Williams J made orders accordingly.
It is interesting that Williams J chose to go down the ‘responsible citizen’ route as the primary route to reach the (obviously correct) conclusion that it was in the Skripals’ best interests for the relevant steps to be taken. Other judges might have placed more emphasis upon his alternative route, namely that it was equally, if not, possibly even more likely that the Skripals would have wanted to take any opportunity to explore a course of action which might give rise to even a small possibility of medical benefit to them. There is undoubtedly a place for altruism or being seen to ‘do the right thing’ in the conception of best interests (see, in addition to the TJ case cited, Re Peter Jones and the pre-MCA case of Re Y (Mental Incapacity: Bone marrow transplant)  2 FLR 787). There is, equally, clear authority for the proposition that the Court of Protection can, in some cases, be entitled to take steps in the name of a person’s best interests to seek to secure even the slightest chance of a medical improvement: see, e.g. B v D  EWCOP 15. Which route one chooses to reach the outcome in this case depends, one suspects, on one’s view of human nature.

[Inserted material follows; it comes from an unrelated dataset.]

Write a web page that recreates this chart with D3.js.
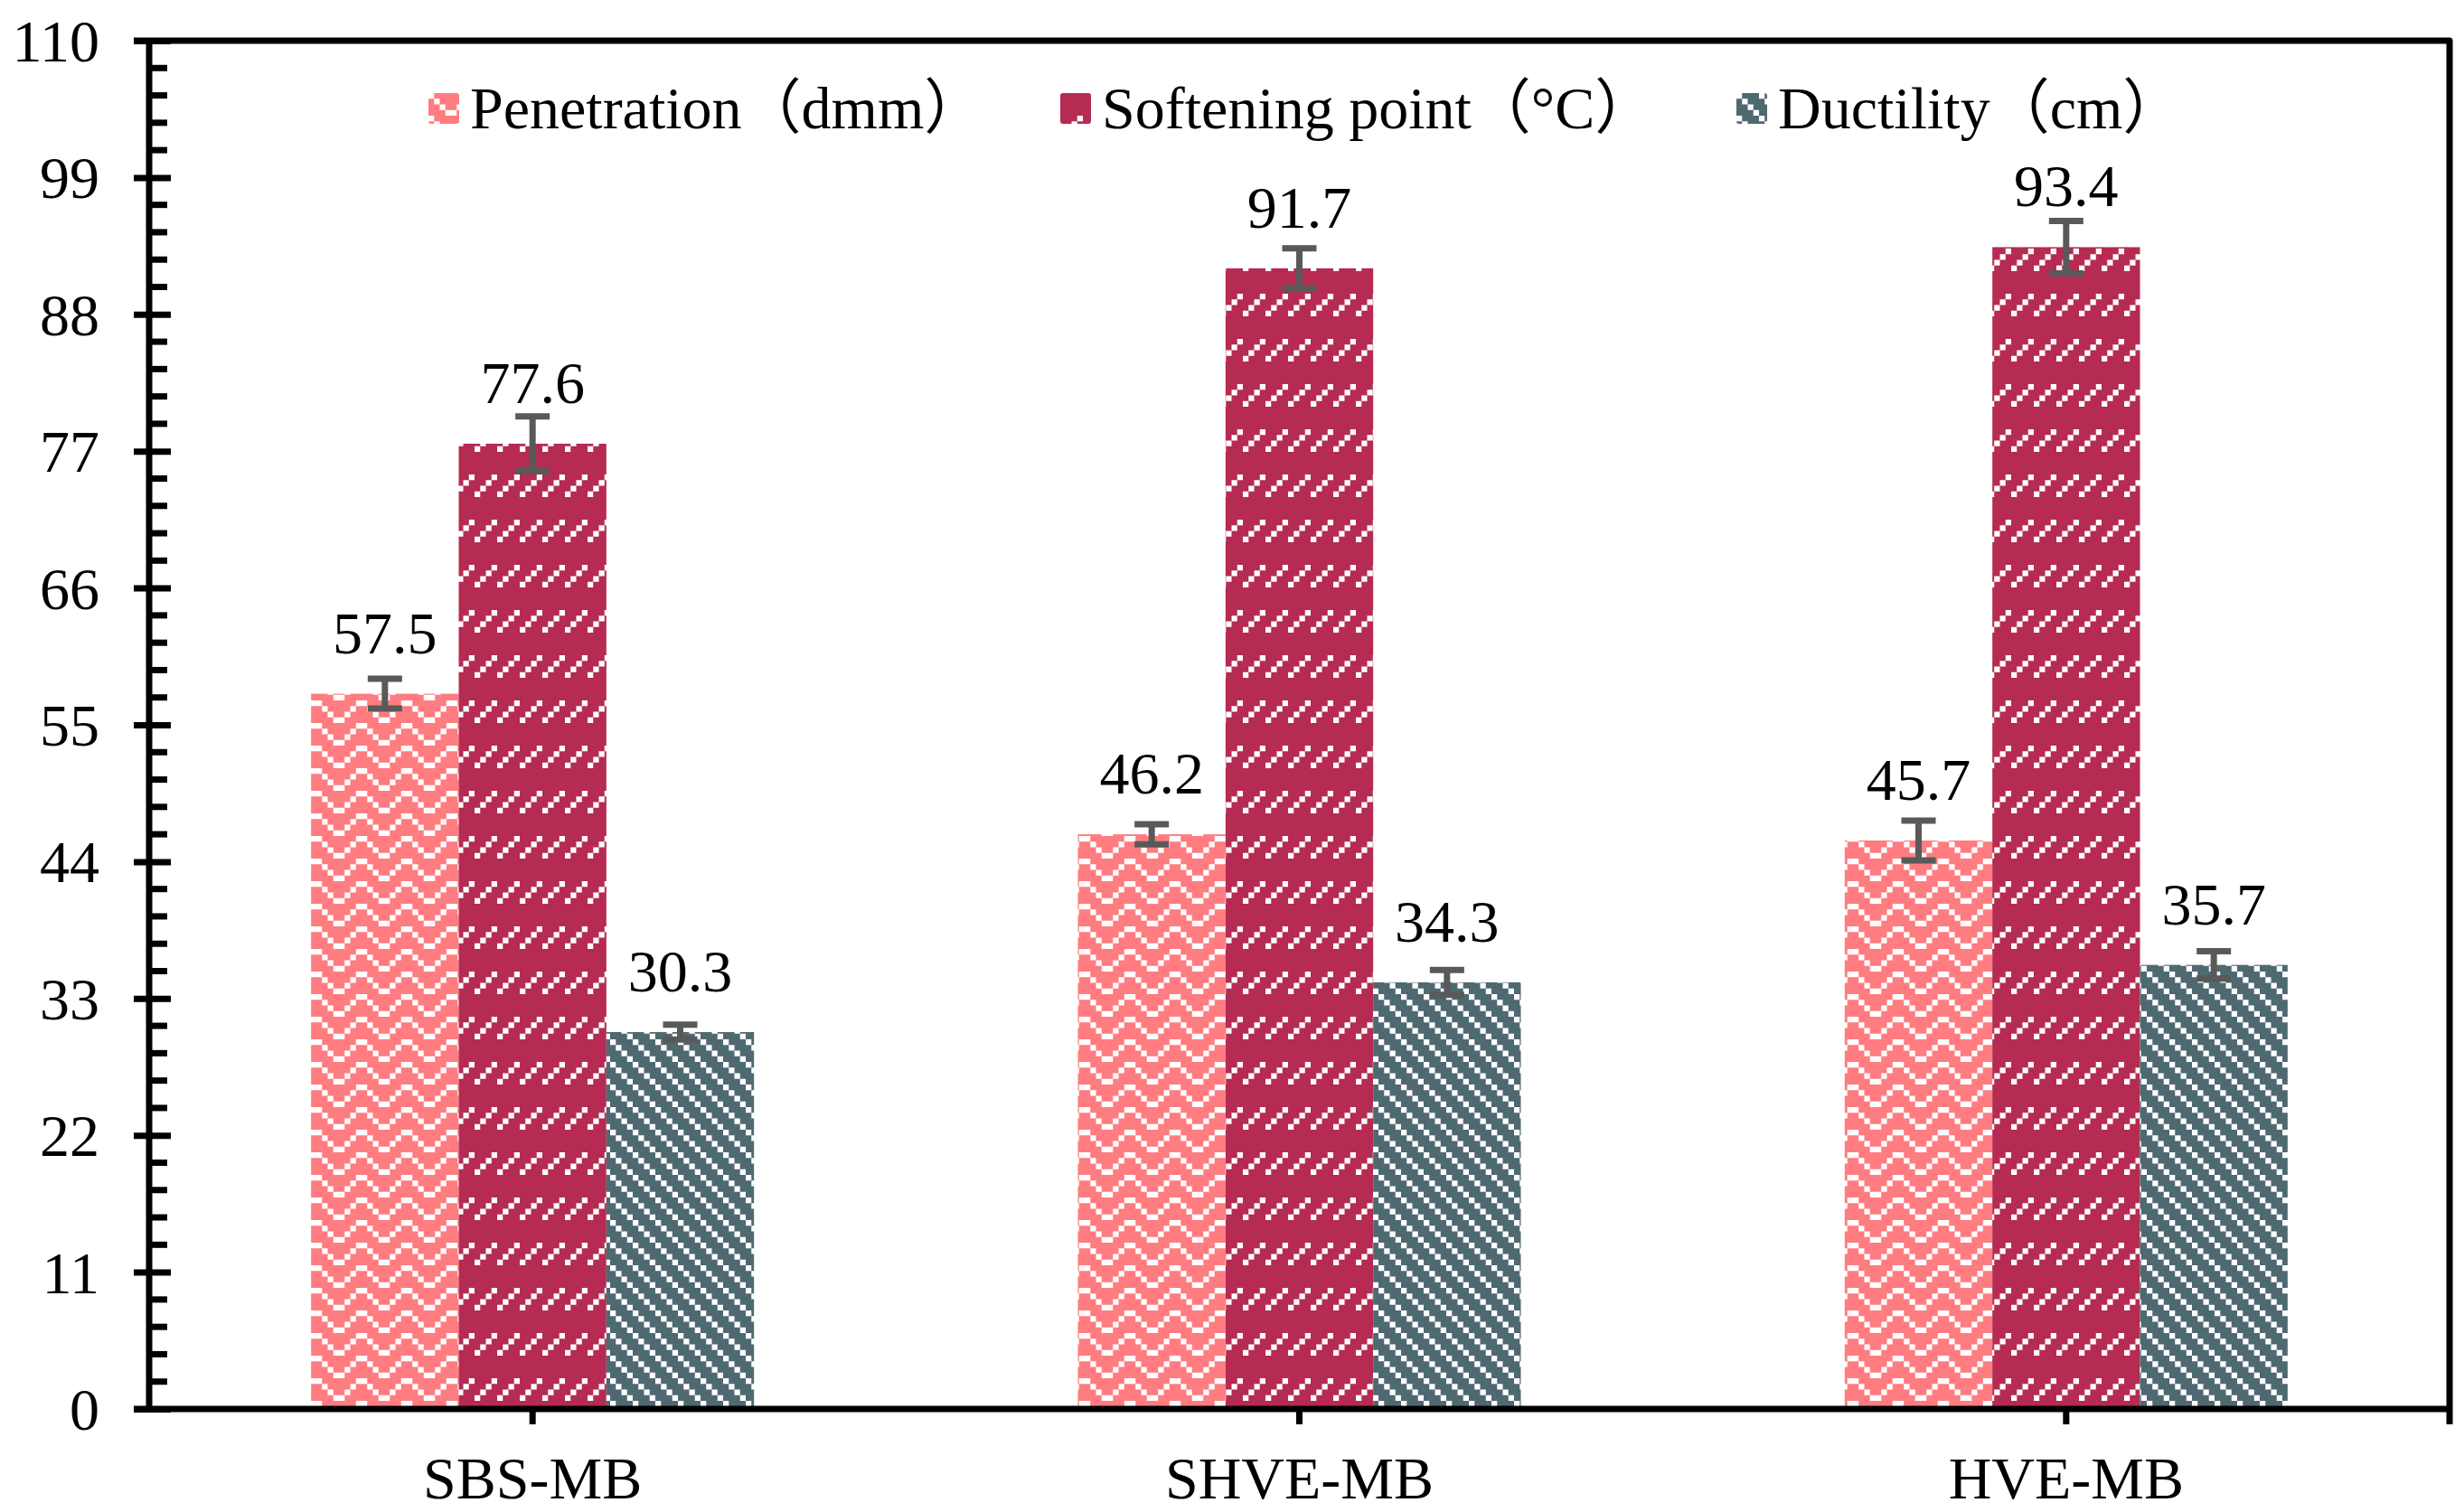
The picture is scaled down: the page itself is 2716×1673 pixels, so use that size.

Very much as a side-note, I note that the apparent tension that Williams J notes in relation to the ‘General Rule’ and the Transparency Practice Direction is a side-effect of the fact that they represent the clunky but necessary work-around for the fact that the MCA 2005 does not contain the automatic restrictions on the publication of specific types of information about the subject of proceedings that applies in relation to children. This means that it is necessary for an order to be made in each case to enable the proceedings to take place in public (which is intended to the default following the completion of the Transparency Pilot) but with suitable protections relating to the identities of the parties and private and sensitive information that is regularly put before it). It is very much to be hoped that when the MCA is amended in due course to implement the Law Commission’s Mental Capacity (Amendment) Bill, the opportunity will be taken to introduce into primary legislation a provision which will enable this process to be streamlined.